263.8
World Diffused Religions
World Diffused Religions
Monday, 11 July 2016: 10:55
Location: Hörsaal 48 (Main Building)
Oral Presentation
Having theorized that “new modern topics” like individual autonomy, the ethos of mobility, self-expression, self-achievement, sexuality, familism and the private sphere were destined to replace historically institutionalized religions (Luckmann 1963), giving rise to a kind of “invisible religion” (defined as such by the publisher, not by the author, but only for commercial reasons), Luckmann has addressed the issue once more. He has acknowledged the fact that religion has not disappeared from the modern world and that various minor, intermediate and major degrees of transcendent experiences, seen as existential components, are to be found and that they cause differentiation at social-structural level and an institutional specialization of religion.

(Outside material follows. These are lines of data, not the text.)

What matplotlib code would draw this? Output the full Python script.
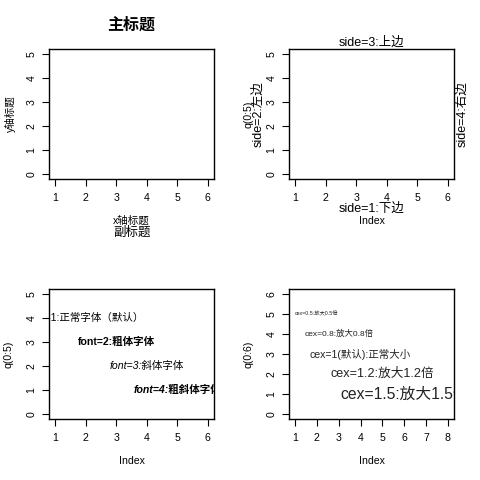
import matplotlib
matplotlib.use("Agg")
import matplotlib.pyplot as plt
from matplotlib.transforms import offset_copy

plt.rcParams['font.family'] = ['Liberation Sans', 'Noto Sans CJK SC']

# plot(0:5) with type="n"; last panel has index 1..8 and values 0..6
x_6 = [1, 2, 3, 4, 5, 6]
y_05 = [0, 1, 2, 3, 4, 5]
x_8 = [1, 2, 3, 4, 5, 6, 7, 8]
y_06 = [0, 1, 2, 3, 4, 5, 6]

side_labels = ["side=1:下边", "side=2:左边", "side=3:上边", "side=4:右边"]

font_labels = ["font=1:正常字体（默认）", "font=2:粗体字体", "font=3:斜体字体", "font=4:粗斜体字体"]
font_x = [2, 3, 4, 5]
font_y = [4, 3, 2, 1]
font_weight = ["normal", "bold", "normal", "bold"]
font_style = ["normal", "normal", "italic", "italic"]

cex_labels = ["cex=0.5:放大0.5倍", "cex=0.8:放大0.8倍", "cex=1(默认):正常大小",
              "cex=1.2:放大1.2倍", "cex=1.5:放大1.5倍"]
cex_x = [2, 3, 4, 5, 6]
cex_y = [5, 4, 3, 2, 1]
cex_values = [0.5, 0.8, 1.0, 1.2, 1.5]

W = H = 480
PX = 0.72  # points per pixel at dpi 100
BASE = 10.5 * PX

fig = plt.figure(figsize=(4.8, 4.8), dpi=100)


def px_rect(left, top, right, bottom):
    return [left / W, 1 - bottom / H, (right - left) / W, (bottom - top) / H]


def r_axes(rect, x, y):
    ax = fig.add_axes(rect)
    xspan = max(x) - min(x)
    yspan = max(y) - min(y)
    ax.set_xlim(min(x) - 0.04 * xspan, max(x) + 0.04 * xspan)
    ax.set_ylim(min(y) - 0.04 * yspan, max(y) + 0.04 * yspan)
    ax.set_xticks(x)
    ax.set_yticks(y)
    ax.tick_params(direction="out", length=5, width=0.8, labelsize=BASE, pad=5, colors="black")
    ax.tick_params(axis="y", labelrotation=90, pad=4)
    for lab in ax.get_yticklabels():
        lab.set_va("center")
    for s in ax.spines.values():
        s.set_linewidth(1.0)
    return ax


def mtext(ax, side, dist, s, size, **kw):
    if side == 1:
        tr = offset_copy(ax.transAxes, fig=fig, y=-dist, units="dots")
        ax.text(0.5, 0, s, transform=tr, ha="center", va="center", fontsize=size, clip_on=False, **kw)
    elif side == 3:
        tr = offset_copy(ax.transAxes, fig=fig, y=dist, units="dots")
        ax.text(0.5, 1, s, transform=tr, ha="center", va="center", fontsize=size, clip_on=False, **kw)
    elif side == 2:
        tr = offset_copy(ax.transAxes, fig=fig, x=-dist, units="dots")
        ax.text(0, 0.5, s, transform=tr, ha="center", va="center", rotation=90, fontsize=size, clip_on=False, **kw)
    else:
        tr = offset_copy(ax.transAxes, fig=fig, x=dist, units="dots")
        ax.text(1, 0.5, s, transform=tr, ha="center", va="center", rotation=90, fontsize=size, clip_on=False, **kw)


# panel 1: titles
ax1 = r_axes(px_rect(49, 49, 214, 179), x_6, y_05)
mtext(ax1, 3, 24, "主标题", 16 * PX, fontweight="bold")
mtext(ax1, 1, 42, "x轴标题", BASE)
mtext(ax1, 1, 54, "副标题", 12.5 * PX)
mtext(ax1, 2, 39, "y轴标题", BASE)

# panel 2: mtext sides
ax2 = r_axes(px_rect(289, 49, 454, 179), x_6, y_05)
mtext(ax2, 1, 42, "Index", BASE)
mtext(ax2, 2, 41, "q(0:5)", BASE)
mtext(ax2, 1, 30, side_labels[0], 12.5 * PX)
mtext(ax2, 2, 31, side_labels[1], 12.5 * PX)
mtext(ax2, 3, 6, side_labels[2], 12.5 * PX)
mtext(ax2, 4, 8, side_labels[3], 12.5 * PX)

# panel 3: font styles
ax3 = r_axes(px_rect(49, 289, 214, 419), x_6, y_05)
mtext(ax3, 1, 42, "Index", BASE)
mtext(ax3, 2, 41, "q(0:5)", BASE)
for s, x, y, w, st in zip(font_labels, font_x, font_y, font_weight, font_style):
    ax3.text(x, y, s, ha="center", va="center", fontsize=BASE, fontweight=w, fontstyle=st, clip_on=True)

# panel 4: cex sizes
ax4 = r_axes(px_rect(289, 289, 454, 419), x_8, y_06)
mtext(ax4, 1, 42, "Index", BASE)
mtext(ax4, 2, 41, "q(0:6)", BASE)
for s, x, y, c in zip(cex_labels, cex_x, cex_y, cex_values):
    ax4.text(x, y, s, ha="center", va="center", fontsize=BASE * c, color="#222222", clip_on=True)

fig.savefig("out.png", dpi=100)
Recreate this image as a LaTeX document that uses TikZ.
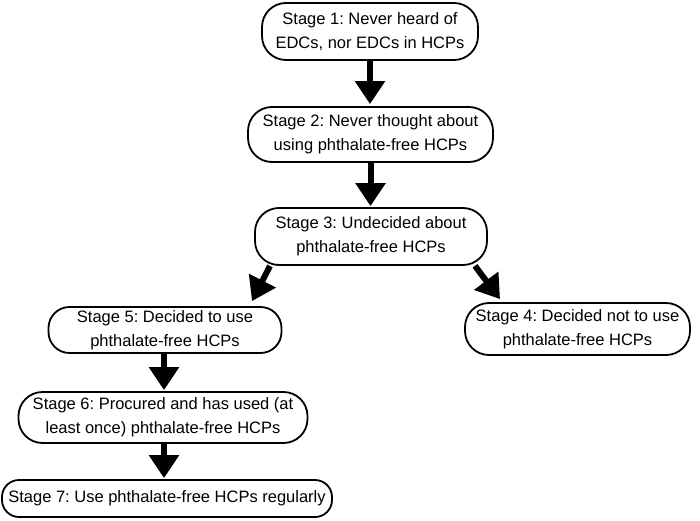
\documentclass[tikz,border=0pt]{standalone}
\usepackage{fontspec}
\setmainfont{Liberation Sans}
\frenchspacing
\usetikzlibrary{arrows.meta}
\tikzset{
  stagebox/.style={draw=black, line width=1.8pt, rounded corners=24pt, inner sep=0pt,
    align=center, font=\fontsize{16.5}{24}\selectfont},
  arr/.style={line width=6pt, -{Triangle[width=29pt,length=23pt]}}
}
\begin{document}
\begin{tikzpicture}[x=1pt,y=1pt]
\useasboundingbox (0,0) rectangle (700,520);
\node[stagebox, minimum width=216pt, minimum height=57pt] (b1) at (370,488.5) {Stage 1: Never heard of\\EDCs, nor EDCs in HCPs};
\node[stagebox, minimum width=245pt, minimum height=55pt] (b2) at (370.5,385.5) {Stage 2: Never thought about\\using phthalate-free HCPs};
\node[stagebox, minimum width=232pt, minimum height=57pt] (b3) at (371,283.5) {Stage 3: Undecided about\\phthalate-free HCPs};
\node[stagebox, minimum width=225pt, minimum height=52pt] (b4) at (577.5,191) {Stage 4: Decided not to use\\phthalate-free HCPs};
\node[stagebox, minimum width=233pt, minimum height=46pt, rounded corners=21pt] (b5) at (165,190) {Stage 5: Decided to use\\phthalate-free HCPs};
\node[stagebox, minimum width=289pt, minimum height=51pt] (b6) at (163,102.5) {Stage 6: Procured and has used (at\\least once) phthalate-free HCPs};
\node[stagebox, minimum width=330pt, minimum height=37pt, rounded corners=17pt] (b7) at (167,21.5) {Stage 7: Use phthalate-free HCPs regularly};
\draw[arr] (b1.south) -- ([yshift=2pt]b1.south |- b2.north);
\draw[arr] (b2.south) -- ([yshift=1pt]b2.south |- b3.north);
\draw[arr] ([xshift=-101pt]b3.south) -- ([xshift=87pt,yshift=5pt]b5.north);
\draw[arr] ([xshift=104pt]b3.south) -- ([xshift=-77.5pt,yshift=3pt]b4.north);
\draw[arr] ([xshift=-1pt]b5.south) -- ([xshift=-1pt,yshift=1pt]b5.south |- b6.north);
\draw[arr] ([xshift=1pt]b6.south) -- ([xshift=1pt,yshift=1pt]b6.south |- b7.north);
\end{tikzpicture}
\end{document}
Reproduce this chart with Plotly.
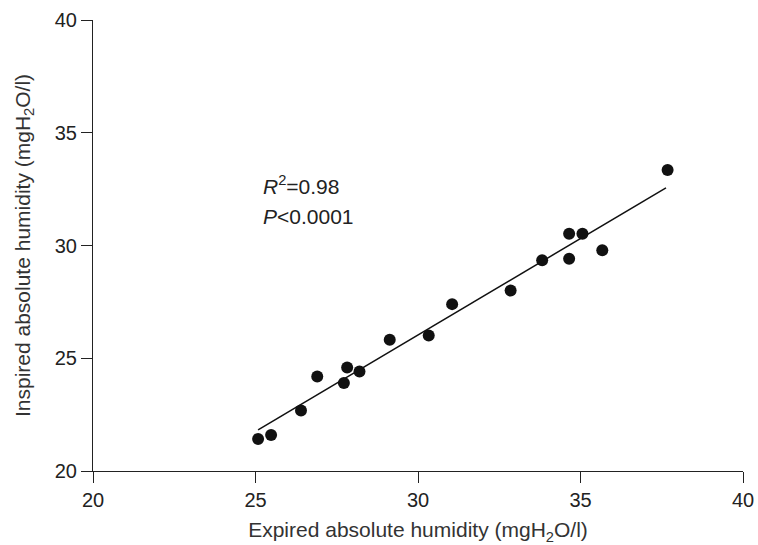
import plotly.graph_objects as go

expired = [25.08, 25.48, 26.40, 26.90, 27.72, 27.82, 28.20, 29.13, 30.33, 31.05,
           32.85, 33.82, 34.65, 34.65, 35.06, 35.67, 37.68]
inspired = [21.42, 21.60, 22.68, 24.19, 23.90, 24.59, 24.41, 25.82, 26.01, 27.40,
            28.00, 29.35, 29.41, 30.52, 30.52, 29.79, 33.35]

fit_x = [25.08, 37.63]
fit_y = [21.82, 32.56]

ticks = [20, 25, 30, 35, 40]

FONT = "Liberation Sans, Arial, sans-serif"

fig = go.Figure()
fig.add_trace(go.Scatter(x=fit_x, y=fit_y, mode="lines",
                         line=dict(color="#111111", width=1.5), showlegend=False))
fig.add_trace(go.Scatter(x=expired, y=inspired, mode="markers",
                         marker=dict(color="#111111", size=12), showlegend=False))

fig.add_annotation(x=25.18, y=32.69, xref="x", yref="y",
                   text="<i>R</i><sup>2</sup>=0.98",
                   showarrow=False, xanchor="left", yanchor="middle", align="left",
                   font=dict(family=FONT, size=21, color="#222222"))
fig.add_annotation(x=25.18, y=31.29, xref="x", yref="y",
                   text="<i>P</i>&lt;0.0001",
                   showarrow=False, xanchor="left", yanchor="middle", align="left",
                   font=dict(family=FONT, size=21, color="#222222"))

axis_common = dict(showgrid=False, zeroline=False, showline=True, linecolor="#222222",
                   linewidth=1.2, ticks="outside", ticklen=11, tickcolor="#222222",
                   tickwidth=1.2, tickvals=ticks, automargin=False,
                   tickfont=dict(family=FONT, size=20, color="#222222"))

fig.update_xaxes(range=[20, 40], title=dict(text="Expired absolute humidity (mgH<sub>2</sub>O/l)",
                 font=dict(family=FONT, size=21, color="#333333"), standoff=12),
                 **axis_common)
fig.update_yaxes(range=[20, 40], title=dict(text="Inspired absolute humidity (mgH<sub>2</sub>O/l)",
                 font=dict(family=FONT, size=21, color="#333333"), standoff=18),
                 **axis_common)

fig.update_layout(width=758, height=545, plot_bgcolor="white", paper_bgcolor="white",
                  font=dict(family=FONT),
                  margin=dict(l=93, r=15, t=20, b=74, autoexpand=False))

fig.write_html("out.html", config={"displayModeBar": False},
               post_script="document.body.style.margin='0';")
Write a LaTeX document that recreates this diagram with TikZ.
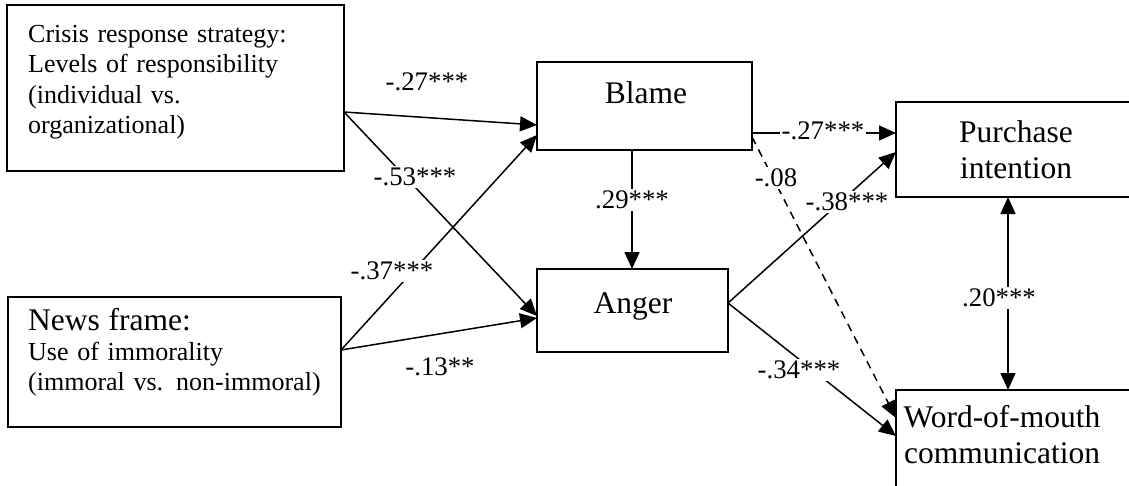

This tends towards privatization, thus becoming a matter for single social actors who pass from major extra-terrain transcendence to one of an intermediate socio-political kind and, finally, to minimal individual realization, subjective autonomy and personal expression (Luckmann 2014: 40-44). Along this pathway one finds an increasingly marked gap between religious institutions and individual actors. Empirical investigations, however, even the most recent (Campiche 2010; Abbruzzese 2014), seem to reveal a tendency for traditional religious institutions to remain firm and maintain a certain link with individuals despite formal estrangement and radical criticism. Rather than as a breach or a separation, it appears more opportune to interpret the dynamics at work at present from the point of view of a substantial continuum.